The source of this spate of stories can now be identified as
Bryan Whitman, the top Pentagon official in charge of media
relations, who gave a press briefing for Pentagon correspondents
that morning. Although Whitman did offer a few remarks on the
record, most of the Whitman briefing was off the record, meaning
that he could not be cited as the source.
In an apparent slip-up, however, an Associated Press story that
morning cited Whitman as the source for the statement that U.S.
ships were about to fire when the Iranian boats turned and moved
away -- a part of the story that other correspondents had
attributed to an unnamed Pentagon official.
On Jan. 9, the U.S. Navy released excerpts of a video of the
incident in which a strange voice -- one that was clearly very
different from the voice of the Iranian officer who calls the
U.S. ship in the Iranian video -- appears to threaten the U.S.
warships.
A separate audio recording of that voice, which came across the
VHS channel open to anyone with access to it, was spliced into a
video on which the voice apparently could not be heard. That was
a political decision, and Lt. Col. Mark Ballesteros of the
Pentagon's Public Affairs Office told IPS the decision on what
to include in the video was "a collaborative effort of
leadership here, the Central Command and Navy leadership in the
field."
"Leadership here", of course, refers to the secretary of defence
and other top policymakers at the department. An official in the
U.S. Navy Office of Information in Washington, who asked not to
be identified because of the sensitivity of the issue, said that
decision was made in the office of the secretary of defence.
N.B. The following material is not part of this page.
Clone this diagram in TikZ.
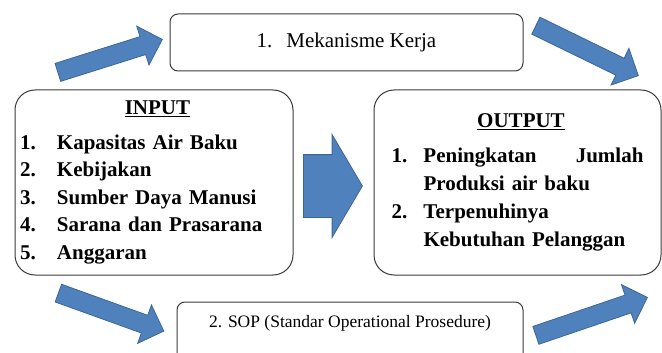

That decision involved a high risk of getting caught in an
obvious attempt to mislead. As an official at 5th Fleet
headquarters in Bahrain told IPS, it is common knowledge among
officers there that hecklers -- often referred to as "Filipino
Monkey" -- frequently intervene on the VHF ship-to-ship channel
to make threats or rude comments.
One of the popular threats made by such hecklers, according to
British journalist Lewis Page, who had transited the Strait with
the Royal Navy is, "Look out, I am going to hit [collide with]
you."
By Jan. 11, Pentagon spokesman Geoff Morrell was already
disavowing the story that Whitman had been instrumental in
creating only four days earlier. "No one in the military has
said that the transmission emanated from those boats," said
Morrell.
The other elements of the story given to Pentagon correspondents
were also discredited. The commanding officer of the guided
missile cruiser Port Royal, Capt. David Adler, dismissed the
Pentagon's story that he had felt threatened by the dropping of
white boxes in the water. Meeting with reporters on Monday,
Adler said, "I saw them float by. They didn't look threatening
to me."
The naval commanders seemed most determined, however, to scotch
the idea that they had been close to firing on the Iranians.
Vice-Adm. Kevin Cosgriff, the commander of the 5th Fleet, denied
the story in a press briefing on Jan. 7. A week later, Comdr.
Jeffery James, commander of the destroyer Hopper, told reporters
that the Iranians had moved away "before we got to the point
where we needed to open fire".
The decision to treat the Jan. 6 incident as evidence of an
Iranian threat reveals a chasm between the interests of
political officials in Washington and Navy officials in the
Gulf. Asked whether the Navy's reporting of the episode was
distorted by Pentagon officials, Cmdr Robertson of 5th Fleet
Public Affairs would not comment directly. But she said, "There
is a different perspective over there."